The conditions for Le Pen are very promising. First there is an incredibly and consistently unpopular president – approval ratings for Hollande have long been under twenty percent. The FN has also had some significant gains in departmental and local elections in the past few years. Although there was no large sweep, the party did manage to get into the second round in many areas across the country, something that had not been achieved in the past on such a large scale.

Another positive sign for Le Pen is that the same cleavages that have developed in the UK and the US also seem to be developing in France. The first is a divide developing against urban and wealthy cities and surrounding areas and the rest of the country, usually exurban and rural. In the UK this divide is usually between Greater London and the northern and eastern areas of England. In the referendum results, such a divide was evident with London voting overwhelmingly to remain while the north voting decisively to leave. Greater London had a 60-40 remain ratio while North East England voted 58% leave and East England voted 56% leave.

In the US, a similar divide has taken place in the latest election where Hillary Clinton handily won states in the wealthy northeast and the west coast while lost the south and, surprisingly, some of the upper midwest. This left-right divide in American politics has been relatively consistent with slight shifts over the past few decades. However the fact that the democratic candidate lost Michigan and Wisconsin, for the first time in decades, in the upper midwest speaks to the success of populism in such areas that used to rely on industry and have suffered as manufacturing jobs disappear.

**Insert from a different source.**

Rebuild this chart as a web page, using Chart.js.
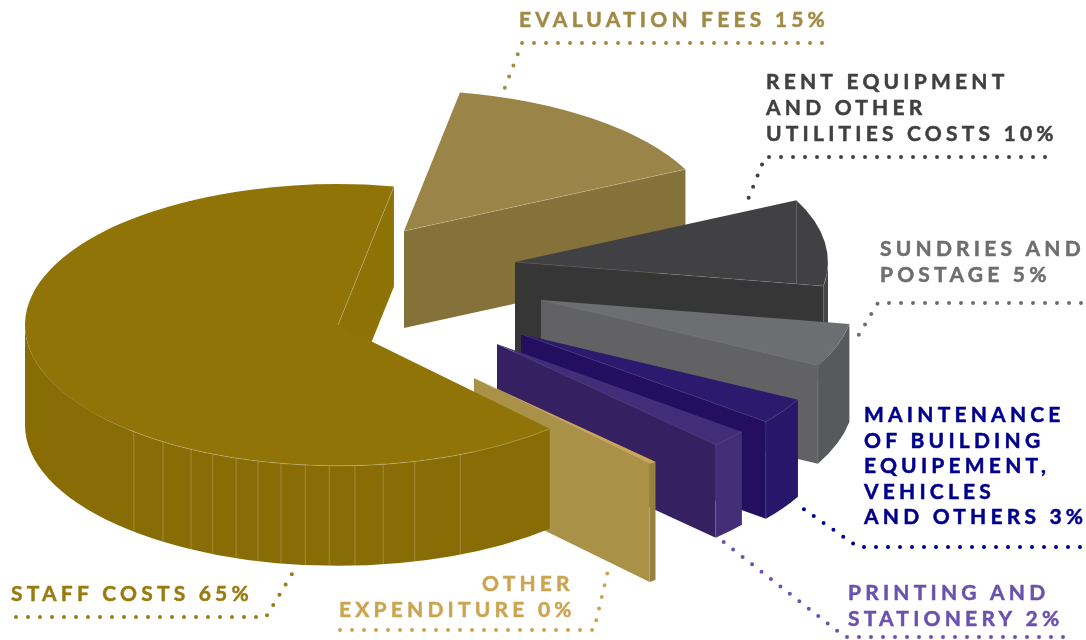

The rise of populism in these areas is a constant in all three countries. It is the upper midwest in the US, northern areas of England in the UK, and northern France near the Belgian border. These areas also are similar in that they are all former strongholds of the centre-left. The breakdown of the traditional centre-left coalition has become evident in 2016 and it could perhaps hand Le Pen a victory in 2017. The similarities between the three countries are striking.

Formerly the most industrial areas of all three countries, they were friendly territory for the centre-left parties due to the left putting a bigger emphasis on workers’ rights and being more supportive of unions.. They all became reliable strongholds that each centre-left party eventually took for granted while they tried to score votes elsewhere in their respective countries. But as manufacturing has faded in each of the countries, at least in the areas concerned, economic hardship and poverty have risen, as well as, perhaps most importantly, a sense of being forgotten or ignored by those in Washington, London, or Paris. Enter the rise of populist candidates like Farage, Trump, and Le Pen. They tap into this sense of being forgotten and the subsequent anger and then place the blame on “elites” (a term that can mean anybody in politics in the capital) and on ethnic minorities and immigrants.

As voters in these area flock to the far-right, the left loses a large share of votes and thus any likely chance of winning an election. Labour cannot even hope to get close to a majority if its strongholds in the north are threatened. It is clear from the recent election that the Democrats cannot beat the Republicans if they lose hold of the Upper Midwest, despite expanding the battleground map to include “New South” states like Virginia and North Carolina. And finally, the PS in France, already dragged down by an unpopular president, has no hope if it starts to lose its traditional voters in the north. These voters have begun to leave the left and are leading to a breakdown of the traditional coalition that used to be able to reach a majority.

While this has partly been countered by a rise in support by those in urban areas, for example a greater Labour share of the votes in London and success in northern Virginia for the Democrats, the gains do not make up for the losses. Furthermore, as centre-left parties try to woo voters in urban wealthy areas, they lose voters in their traditional strongholds, and vise-versa, a real catch-22.

Both results of 2016 were shocking to many, and a Le Pen victory in 2017 cannot be ruled out. The same anti-establishment and anti-immigrant rhetoric and sentiment has taken hold in France just like it has in the UK and the US. Even if Le Pen loses this election, the tide of populism continues and there will likely be other similar candidates popping up across Western democratic countries, at least until (or if) traditional parties figure out a way to communicate with the voters who feel forgotten and ignored.